> _Direction_: Determine the count of lines holding the string "matplotlib". Return only the number.

> _Given data_:
***
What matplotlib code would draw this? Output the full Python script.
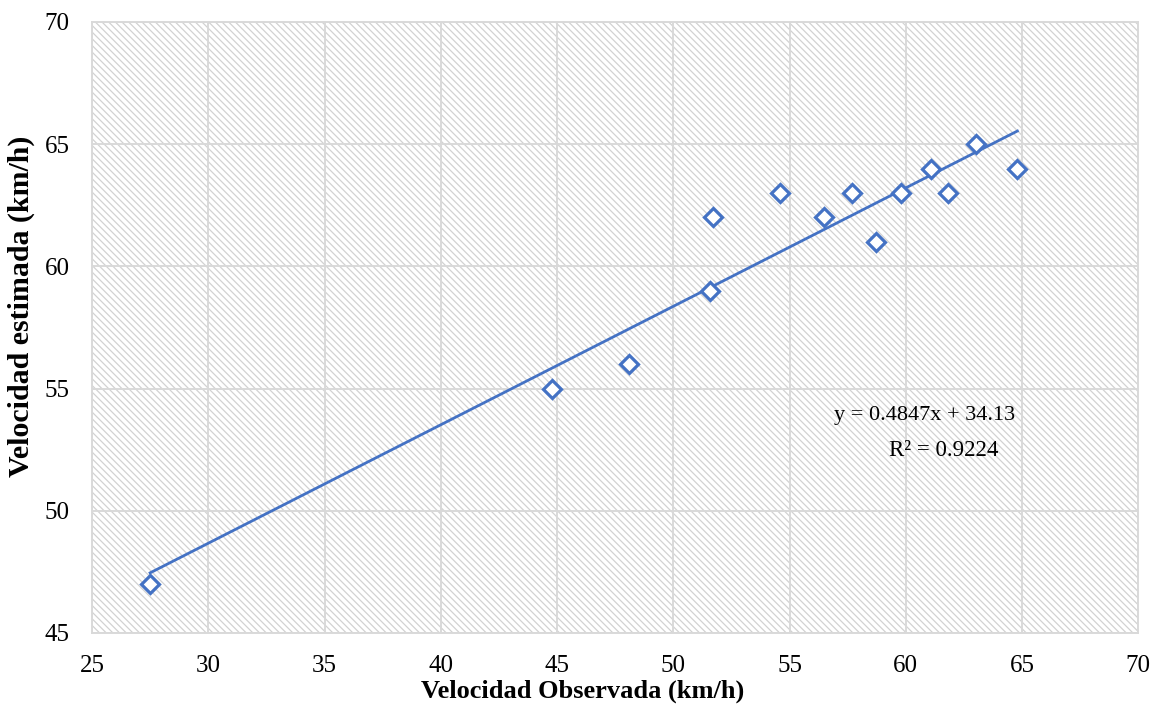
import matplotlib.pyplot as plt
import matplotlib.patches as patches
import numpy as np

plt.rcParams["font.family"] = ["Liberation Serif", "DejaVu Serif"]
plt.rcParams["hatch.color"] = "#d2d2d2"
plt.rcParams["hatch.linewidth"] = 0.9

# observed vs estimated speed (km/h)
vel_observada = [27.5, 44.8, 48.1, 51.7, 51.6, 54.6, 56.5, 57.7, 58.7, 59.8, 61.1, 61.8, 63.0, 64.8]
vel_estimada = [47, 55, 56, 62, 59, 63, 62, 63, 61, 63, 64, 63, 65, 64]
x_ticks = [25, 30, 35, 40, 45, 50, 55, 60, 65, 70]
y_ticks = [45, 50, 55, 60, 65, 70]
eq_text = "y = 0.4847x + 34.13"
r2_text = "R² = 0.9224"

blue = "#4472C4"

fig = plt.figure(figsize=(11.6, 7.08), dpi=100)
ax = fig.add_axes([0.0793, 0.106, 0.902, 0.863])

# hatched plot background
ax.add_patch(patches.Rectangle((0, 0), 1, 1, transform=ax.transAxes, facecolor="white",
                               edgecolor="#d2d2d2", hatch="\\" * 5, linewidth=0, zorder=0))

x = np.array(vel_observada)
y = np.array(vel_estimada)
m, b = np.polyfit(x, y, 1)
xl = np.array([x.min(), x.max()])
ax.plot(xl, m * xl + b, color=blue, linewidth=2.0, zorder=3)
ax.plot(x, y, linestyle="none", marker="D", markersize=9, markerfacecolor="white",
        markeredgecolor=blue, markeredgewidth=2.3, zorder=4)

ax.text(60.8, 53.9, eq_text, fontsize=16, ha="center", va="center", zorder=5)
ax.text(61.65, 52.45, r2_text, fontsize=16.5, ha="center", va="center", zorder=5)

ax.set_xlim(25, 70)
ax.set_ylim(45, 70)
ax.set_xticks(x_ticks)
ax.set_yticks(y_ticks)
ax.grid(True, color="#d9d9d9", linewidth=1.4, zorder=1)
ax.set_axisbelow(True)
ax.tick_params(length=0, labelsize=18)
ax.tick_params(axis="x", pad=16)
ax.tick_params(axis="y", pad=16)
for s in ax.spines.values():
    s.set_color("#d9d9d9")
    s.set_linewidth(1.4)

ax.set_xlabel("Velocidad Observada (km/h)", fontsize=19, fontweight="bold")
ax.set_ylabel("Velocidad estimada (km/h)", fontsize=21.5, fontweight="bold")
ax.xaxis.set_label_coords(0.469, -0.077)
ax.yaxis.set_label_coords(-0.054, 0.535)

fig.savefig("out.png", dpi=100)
***
> _Reply_: 3